For investors considering the UAE, the answer increasingly depends on infrastructure quality and integrated planning. Why World-Class Infrastructure and Power Matter and Why Rail, Road, Port and Airport Connectivity Matter both speak directly to the operational conditions that make long-term industrial investment more credible.
The real signal behind investor confidence
When investors choose stable countries with long-term plans, they are not choosing comfort. They are choosing compounding advantage. Predictable regulation supports financing. Infrastructure readiness shortens time to market. Sector alignment improves cluster effects. Integrated communities support labor stability. Over time, these advantages reinforce one another.
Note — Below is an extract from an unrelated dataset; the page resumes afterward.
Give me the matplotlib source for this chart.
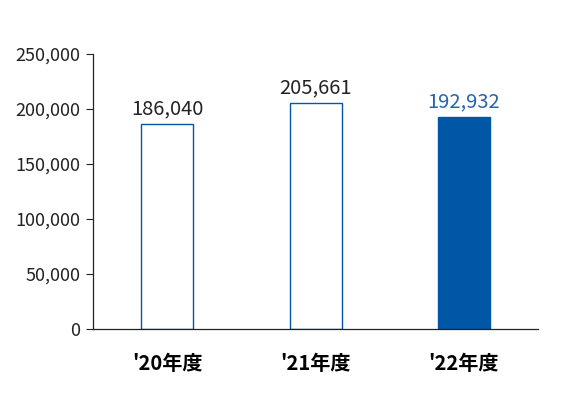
import matplotlib
matplotlib.use("Agg")
import matplotlib.pyplot as plt
from matplotlib.ticker import FuncFormatter

plt.rcParams['font.family'] = ['Noto Sans CJK JP', 'DejaVu Sans']

categories = ["'20年度", "'21年度", "'22年度"]
values = [186040, 205661, 192932]
yticks = [0, 50000, 100000, 150000, 200000, 250000]

blue = '#0057a6'
fig = plt.figure(figsize=(5.8, 4.2), dpi=100)
ax = fig.add_axes([0.160, 0.2167, 0.768, 0.6547])

x = list(range(len(categories)))
faces = ['white', 'white', blue]
ax.bar(x, values, width=0.35, color=faces, edgecolor=blue, linewidth=1.0)

label_colors = ['#222222', '#222222', '#2a64a8']
for xi, v, c in zip(x, values, label_colors):
    ax.text(xi, v + 4500, f"{v:,}", ha='center', va='bottom', fontsize=14.5, color=c)

ax.set_xlim(-0.5, 2.5)
ax.set_ylim(0, 250000)
ax.set_yticks(yticks)
ax.yaxis.set_major_formatter(FuncFormatter(lambda v, p: f"{int(v):,}"))
ax.set_xticks(x)
ax.set_xticklabels(categories, fontsize=14.5, fontweight='bold')
ax.tick_params(axis='x', length=0, pad=17)
ax.tick_params(axis='y', length=5, labelsize=13, colors='#222222', width=0.8, pad=4)
for s in ['top', 'right']:
    ax.spines[s].set_visible(False)
for s in ['left', 'bottom']:
    ax.spines[s].set_linewidth(0.9)
    ax.spines[s].set_color('#222222')

fig.savefig('out.png', dpi=100)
That is the difference between a market that attracts transactions and one that attracts industrial permanence. The first can fill plots. The second can build a manufacturing future.
For ecosystem builders such as Rana Group, this is the strategic center of the opportunity. Industrial growth is strongest where national ambition, infrastructure planning, and investor logic point in the same direction. When they do, capital does not just arrive. It stays, expands, and builds the next phase of economic value.
The smartest investors are not asking where the excitement is loudest. They are asking where the long view is already under construction.